* **GOAL OF THE EXERCISE**
All of the material below is to be restated word for word, apart from the pictures.

———

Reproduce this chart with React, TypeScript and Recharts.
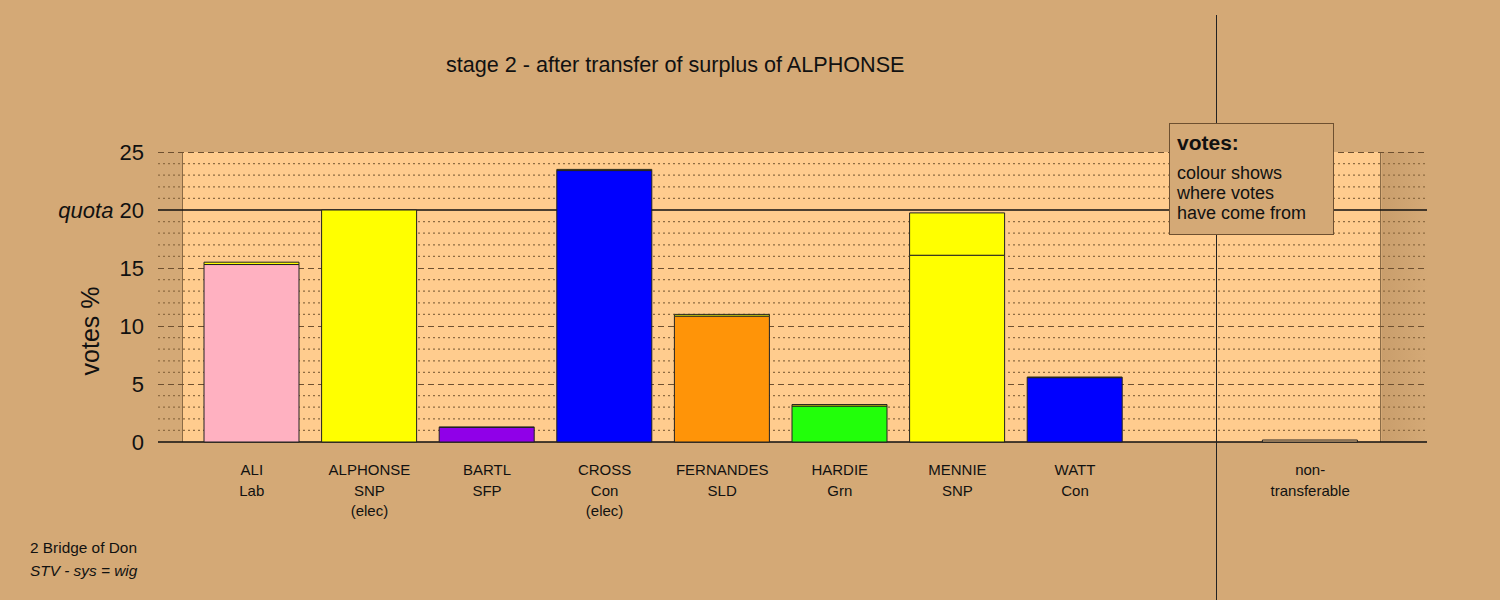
import React from 'react'
import { ComposedChart, Bar, Cell, XAxis, YAxis, CartesianGrid } from 'recharts'

const candidates = ['ALI', 'ALPHONSE', 'BARTL', 'CROSS', 'FERNANDES', 'HARDIE', 'MENNIE', 'WATT', '', 'non-transferable']
const partyLines = [
  ['ALI', 'Lab'],
  ['ALPHONSE', 'SNP', '(elec)'],
  ['BARTL', 'SFP'],
  ['CROSS', 'Con', '(elec)'],
  ['FERNANDES', 'SLD'],
  ['HARDIE', 'Grn'],
  ['MENNIE', 'SNP'],
  ['WATT', 'Con'],
  [],
  ['non-', 'transferable'],
]
// votes held before this stage, and votes received from ALPHONSE's surplus
const ownVotes = [15.3, 20, 1.25, 23.4, 10.85, 3.1, 16.1, 5.55, null, null]
const transferred = [0.2, 0, 0.05, 0.1, 0.15, 0.13, 3.65, 0.05, null, 0.17]
const ownColours = ['#FFB1C1', '#FFFF00', '#9000E8', '#0000FF', '#FF9408', '#22FF0A', '#FFFF00', '#0000FF', '#FFFF00', '#FFCC8E']
const transferColours = ['#FFFF00', '#FFFF00', '#FFFF00', '#FFFF00', '#FFFF00', '#FFFF00', '#FFFF00', '#FFFF00', '#FFFF00', '#FFCC8E']

const yTicks = [0, 5, 10, 15, 20, 25]
// minor grid split in two sets so neither gets thinned out
const minorLinesA = [2, 4, 7, 9, 12, 14, 17, 19, 22, 24]
const minorLinesB = [1, 3, 6, 8, 11, 13, 16, 18, 21, 23]
const dashedLines = [5, 10, 15, 25]
const solidLines = [0, 20]
const QUOTA = 20

const data = candidates.map((name, i) => ({
  name,
  own: ownVotes[i],
  transfer: transferred[i],
}))

const BG = '#D4A976'
const PLOT = '#FFCC8E'
const font = '"Liberation Sans", Arial, sans-serif'

const XTick = ({ x, y, index }: any) => {
  const lines = partyLines[index] || []
  return (
    <g>
      {lines.map((t, k) => (
        <text key={k} x={x} y={y + 25 + k * 20.5} textAnchor="middle" fontSize={15} fill="#111" fontFamily={font}>
          {t}
        </text>
      ))}
    </g>
  )
}

const YTick = ({ x, y, payload }: any) => (
  <text x={x} y={y + 8} textAnchor="end" fontSize={22} fill="#111" fontFamily={font}>
    {payload.value === QUOTA && <tspan fontStyle="italic">quota </tspan>}
    {payload.value}
  </text>
)

export default function App() {
  return (
    <div style={{ position: 'absolute', left: 0, top: 0, width: 1500, height: 600, background: BG, fontFamily: font, overflow: 'hidden' }}>
      <div style={{ position: 'absolute', left: 182, top: 152, width: 1199, height: 290, background: PLOT, borderLeft: '1px solid #8B6B45', borderRight: '1px solid #8B6B45', boxSizing: 'border-box' }} />
      <div style={{ position: 'absolute', left: 1382, top: 152, width: 45, height: 290, background: 'linear-gradient(to right, #C99E6C, #D4A976)' }} />
      <ComposedChart
        width={1500}
        height={600}
        data={data}
        margin={{ top: 152, right: 73, bottom: 128, left: 98 }}
        barSize={95}
        style={{ position: 'absolute', left: 0, top: 0 }}
      >
        <CartesianGrid vertical={false} stroke="#8F6C42" strokeWidth={1.2} strokeDasharray="2 3" horizontalValues={minorLinesA} />
        <CartesianGrid vertical={false} stroke="#8F6C42" strokeWidth={1.2} strokeDasharray="2 3" horizontalValues={minorLinesB} />
        <CartesianGrid vertical={false} stroke="#6E5030" strokeDasharray="6 4" horizontalValues={dashedLines} shapeRendering="crispEdges" />
        <CartesianGrid vertical={false} stroke="#111" strokeWidth={1.5} horizontalValues={solidLines} />
        <XAxis dataKey="name" height={30} axisLine={false} tickLine={false} tickMargin={2} interval={0} padding={{ left: 35, right: 58 }} tick={<XTick />} />
        <YAxis width={60} domain={[0, 25]} ticks={yTicks} axisLine={false} tickLine={false} tickMargin={8} tick={<YTick />} />
        <Bar dataKey="own" stackId="v" stroke="#222" strokeWidth={1} isAnimationActive={false}>
          {data.map((d, i) => (
            <Cell key={i} fill={ownColours[i]} />
          ))}
        </Bar>
        <Bar dataKey="transfer" stackId="v" stroke="#222" strokeWidth={1} isAnimationActive={false}>
          {data.map((d, i) => (
            <Cell key={i} fill={transferColours[i]} />
          ))}
        </Bar>
      </ComposedChart>
      <div style={{ position: 'absolute', left: 1216, top: 15, width: 1, height: 585, background: '#222' }} />
      <div style={{ position: 'absolute', left: 446, top: 52, fontSize: 21.6, color: '#111', whiteSpace: 'nowrap' }}>
        stage 2 - after transfer of surplus of ALPHONSE
      </div>
      <div style={{ position: 'absolute', left: 90, top: 331, transform: 'translate(-50%, -50%) rotate(-90deg)', fontSize: 25, color: '#111', whiteSpace: 'nowrap' }}>
        votes %
      </div>
      <div style={{ position: 'absolute', left: 1169, top: 123, width: 165, height: 112, background: BG, border: '1px solid #6E5030', boxSizing: 'border-box', padding: '7px 0 0 7px', color: '#111' }}>
        <div style={{ fontSize: 21, fontWeight: 'bold', lineHeight: '24px' }}>votes:</div>
        <div style={{ fontSize: 18, lineHeight: '20px', marginTop: 8 }}>
          colour shows
          <br />
          where votes
          <br />
          have come from
        </div>
      </div>
      <div style={{ position: 'absolute', left: 30, top: 536, fontSize: 15.4, color: '#111', lineHeight: '23px' }}>
        2 Bridge of Don
        <br />
        <i>STV - sys = wig</i>
      </div>
    </div>
  )
}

———

* **ANSWER TO THIS PROBLEM**
Reproduce this chart with React, TypeScript and Recharts.
import React from 'react'
import { ComposedChart, Bar, Cell, XAxis, YAxis, CartesianGrid } from 'recharts'

const candidates = ['ALI', 'ALPHONSE', 'BARTL', 'CROSS', 'FERNANDES', 'HARDIE', 'MENNIE', 'WATT', '', 'non-transferable']
const partyLines = [
  ['ALI', 'Lab'],
  ['ALPHONSE', 'SNP', '(elec)'],
  ['BARTL', 'SFP'],
  ['CROSS', 'Con', '(elec)'],
  ['FERNANDES', 'SLD'],
  ['HARDIE', 'Grn'],
  ['MENNIE', 'SNP'],
  ['WATT', 'Con'],
  [],
  ['non-', 'transferable'],
]
// votes held before this stage, and votes received from ALPHONSE's surplus
const ownVotes = [15.3, 20, 1.25, 23.4, 10.85, 3.1, 16.1, 5.55, null, null]
const transferred = [0.2, 0, 0.05, 0.1, 0.15, 0.13, 3.65, 0.05, null, 0.17]
const ownColours = ['#FFB1C1', '#FFFF00', '#9000E8', '#0000FF', '#FF9408', '#22FF0A', '#FFFF00', '#0000FF', '#FFFF00', '#FFCC8E']
const transferColours = ['#FFFF00', '#FFFF00', '#FFFF00', '#FFFF00', '#FFFF00', '#FFFF00', '#FFFF00', '#FFFF00', '#FFFF00', '#FFCC8E']

const yTicks = [0, 5, 10, 15, 20, 25]
// minor grid split in two sets so neither gets thinned out
const minorLinesA = [2, 4, 7, 9, 12, 14, 17, 19, 22, 24]
const minorLinesB = [1, 3, 6, 8, 11, 13, 16, 18, 21, 23]
const dashedLines = [5, 10, 15, 25]
const solidLines = [0, 20]
const QUOTA = 20

const data = candidates.map((name, i) => ({
  name,
  own: ownVotes[i],
  transfer: transferred[i],
}))

const BG = '#D4A976'
const PLOT = '#FFCC8E'
const font = '"Liberation Sans", Arial, sans-serif'

const XTick = ({ x, y, index }: any) => {
  const lines = partyLines[index] || []
  return (
    <g>
      {lines.map((t, k) => (
        <text key={k} x={x} y={y + 25 + k * 20.5} textAnchor="middle" fontSize={15} fill="#111" fontFamily={font}>
          {t}
        </text>
      ))}
    </g>
  )
}

const YTick = ({ x, y, payload }: any) => (
  <text x={x} y={y + 8} textAnchor="end" fontSize={22} fill="#111" fontFamily={font}>
    {payload.value === QUOTA && <tspan fontStyle="italic">quota </tspan>}
    {payload.value}
  </text>
)

export default function App() {
  return (
    <div style={{ position: 'absolute', left: 0, top: 0, width: 1500, height: 600, background: BG, fontFamily: font, overflow: 'hidden' }}>
      <div style={{ position: 'absolute', left: 182, top: 152, width: 1199, height: 290, background: PLOT, borderLeft: '1px solid #8B6B45', borderRight: '1px solid #8B6B45', boxSizing: 'border-box' }} />
      <div style={{ position: 'absolute', left: 1382, top: 152, width: 45, height: 290, background: 'linear-gradient(to right, #C99E6C, #D4A976)' }} />
      <ComposedChart
        width={1500}
        height={600}
        data={data}
        margin={{ top: 152, right: 73, bottom: 128, left: 98 }}
        barSize={95}
        style={{ position: 'absolute', left: 0, top: 0 }}
      >
        <CartesianGrid vertical={false} stroke="#8F6C42" strokeWidth={1.2} strokeDasharray="2 3" horizontalValues={minorLinesA} />
        <CartesianGrid vertical={false} stroke="#8F6C42" strokeWidth={1.2} strokeDasharray="2 3" horizontalValues={minorLinesB} />
        <CartesianGrid vertical={false} stroke="#6E5030" strokeDasharray="6 4" horizontalValues={dashedLines} shapeRendering="crispEdges" />
        <CartesianGrid vertical={false} stroke="#111" strokeWidth={1.5} horizontalValues={solidLines} />
        <XAxis dataKey="name" height={30} axisLine={false} tickLine={false} tickMargin={2} interval={0} padding={{ left: 35, right: 58 }} tick={<XTick />} />
        <YAxis width={60} domain={[0, 25]} ticks={yTicks} axisLine={false} tickLine={false} tickMargin={8} tick={<YTick />} />
        <Bar dataKey="own" stackId="v" stroke="#222" strokeWidth={1} isAnimationActive={false}>
          {data.map((d, i) => (
            <Cell key={i} fill={ownColours[i]} />
          ))}
        </Bar>
        <Bar dataKey="transfer" stackId="v" stroke="#222" strokeWidth={1} isAnimationActive={false}>
          {data.map((d, i) => (
            <Cell key={i} fill={transferColours[i]} />
          ))}
        </Bar>
      </ComposedChart>
      <div style={{ position: 'absolute', left: 1216, top: 15, width: 1, height: 585, background: '#222' }} />
      <div style={{ position: 'absolute', left: 446, top: 52, fontSize: 21.6, color: '#111', whiteSpace: 'nowrap' }}>
        stage 2 - after transfer of surplus of ALPHONSE
      </div>
      <div style={{ position: 'absolute', left: 90, top: 331, transform: 'translate(-50%, -50%) rotate(-90deg)', fontSize: 25, color: '#111', whiteSpace: 'nowrap' }}>
        votes %
      </div>
      <div style={{ position: 'absolute', left: 1169, top: 123, width: 165, height: 112, background: BG, border: '1px solid #6E5030', boxSizing: 'border-box', padding: '7px 0 0 7px', color: '#111' }}>
        <div style={{ fontSize: 21, fontWeight: 'bold', lineHeight: '24px' }}>votes:</div>
        <div style={{ fontSize: 18, lineHeight: '20px', marginTop: 8 }}>
          colour shows
          <br />
          where votes
          <br />
          have come from
        </div>
      </div>
      <div style={{ position: 'absolute', left: 30, top: 536, fontSize: 15.4, color: '#111', lineHeight: '23px' }}>
        2 Bridge of Don
        <br />
        <i>STV - sys = wig</i>
      </div>
    </div>
  )
}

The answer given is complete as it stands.